Wir haben uns lange gewehrt gegen diese komischen Silberscheiben voller Musik. Das lag an der recht großen Sammlung an Vinyl und Musikkassetten, die eigentlich unsere Bedarf an Lala deckte. Außerdem waren CDs auch bloß neumodischer Kram für Technikfreaks. Und dann hieß es auch noch, beim Digitalisieren würde eh die Hälfte wegfallen. So redet man sich ja Neuerungen gern mal schlecht. Als dann aber irgendwann im Jahr 1991 mein Walkman den Geist aufgab, dachte ich: Mmmmmh, warum dann nicht gleich ein Discman? Dass die nächste portable Lösung wieder von Sony kommen musste, war klar. Denn wir waren damals in dem Maße Sony-Jünger wie die heute die Apple-Fanboys dem angebissenen Obst anhängen. Im Funkhaus Evertz an der Kö versicherte man mir dann zudem, dass ich das Ding problemlos an die Stereoanlage anflanschen und den Supersound der kratzerfreien Scheibe genießen könne. Da war’s um mich geschehen, und ich berappte sage-und-schreibe fast 800 Deutschmark für den schicken portablen CD-Player.

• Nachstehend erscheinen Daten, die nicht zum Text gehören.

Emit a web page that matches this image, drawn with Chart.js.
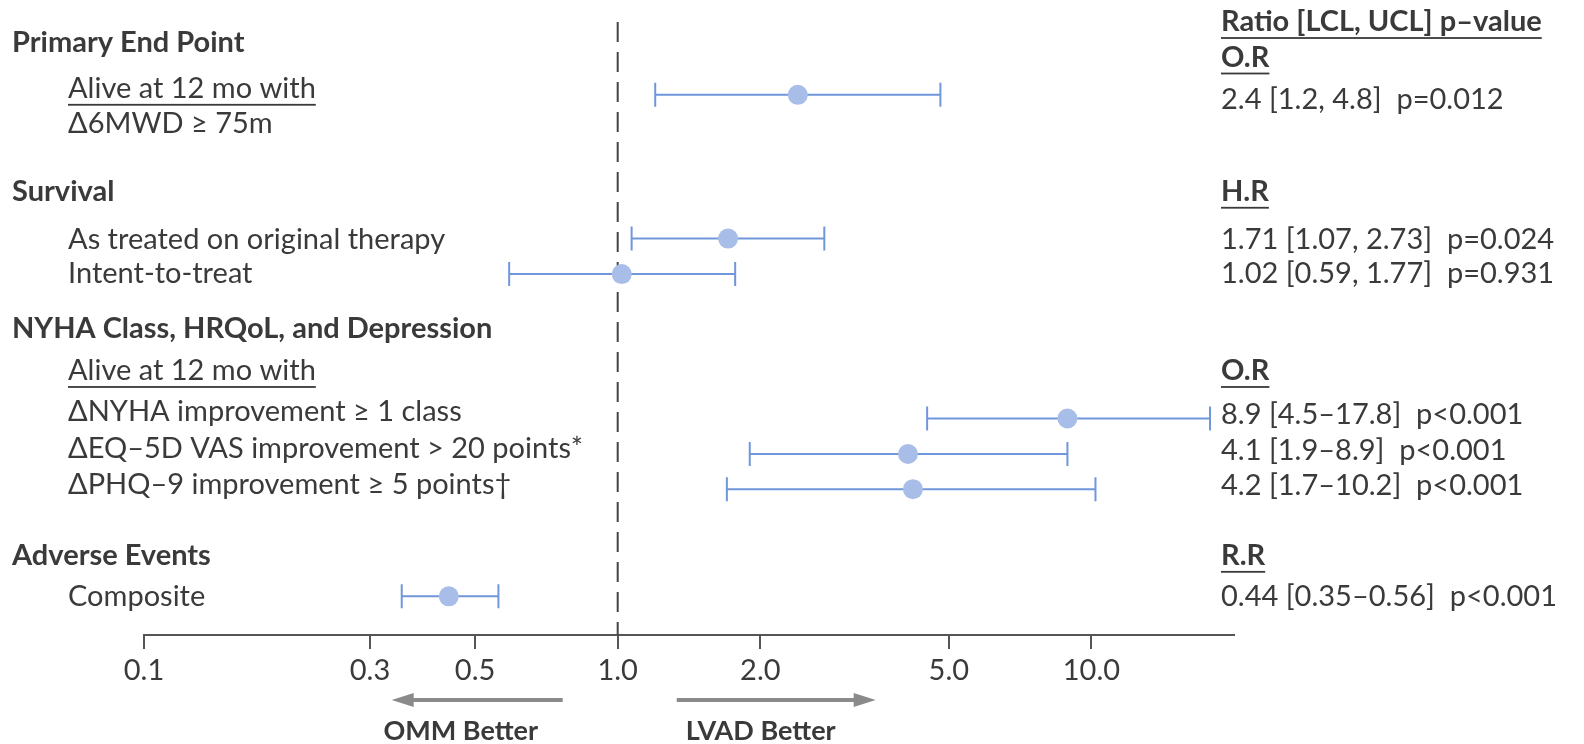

Und weil der schonste Spieler nichts ist ohne Tonträger, erwarb ich gleich 1 CD (in Worten: EINE) dazu, um so Frau und Kinder, Freunde und Verwandte zu beeindrucken. Warum ich ausgerechnet zum selbstbenannten Opus des US-amerikanischen Singersongwriters Marc Cohn griff, ist mir aus heutiger Sicht ein Rätsel. Muss daran gelegen haben, dass ich „Walking in Memphis“ kannte, ein Lied, das ich bis auf den heutigen Tag liebe – und zwar NUR in der Version des Marc Cohn. Dass ich den Song und das Album mochte, hatte sicher etwas mit dem Film „Mystery Train“ des genialen Regisseurs Jim Jarmusch zu tun, der 1990 in die hiesigen Kinos kam. Denn dieser witzig-melancholische Streifen mit einem Schuss Krimi und einem Elvis, der – genau wie im Song erwähnt – durch die Stadt geistert, spielte nicht nur in Memphis, sondern berührt dieselben Themen wie das Lied. Dort heißt es u.a. „Saw th Ghost of Elvis on Union Avenue“…

Jedenfall kam der Discman zuhause an den Yamaha-Verstärker, die CD wurde eingelegt und alle Systeme gestartet. Und, wow, hörte sich grandios an: glasklar, mit viel Tiefe, schönen Höhen und ordentlichen Bässen. Dass die mitgelieferten Ohrhörer das nicht brachte, enttäuschte nicht, aber dann der testweise angeschlossene Studiokopfhörer, der ein Doppel-Wow auslöste. Drei Tage lang hörte ich das Album rauf und runter, zuhause auf dem Sofa und in der Badewann, unterwegs in der Straßenbahn und im Zug. Dann kam, was kommen musste: CDs wurden dutzendweise gekauft. Anfangs erstand ich systematisch Alben, die ich schon auf Vinyl hatte, dann Alben, die ich immer schon mal haben wollte, und nach einem Jahr habe ich dann CDs aus denselben Gründen und auf dieselbe Weise gekauft wie zuvor Langspielplatten.

Der Discman hat übrigens bis weit in die Nuller-Jahre überlebt als CD-Player bei einem Familienmitglied. Kaputtgegangen ist er meines Wissens nie, nur irgendwann weggekommen. Wie das so geht mit Sachen. Aber die erste CD von Marc Cohn, die besitze ich immer noch. Höre sie aber selten, weil die CDs bei mir inzwischen fast ausgedient haben und fast alles, was ich höre, aus dem Digitalen (gerippte CDs, heruntergeladene Songs, Streaming-Dienste) stammt.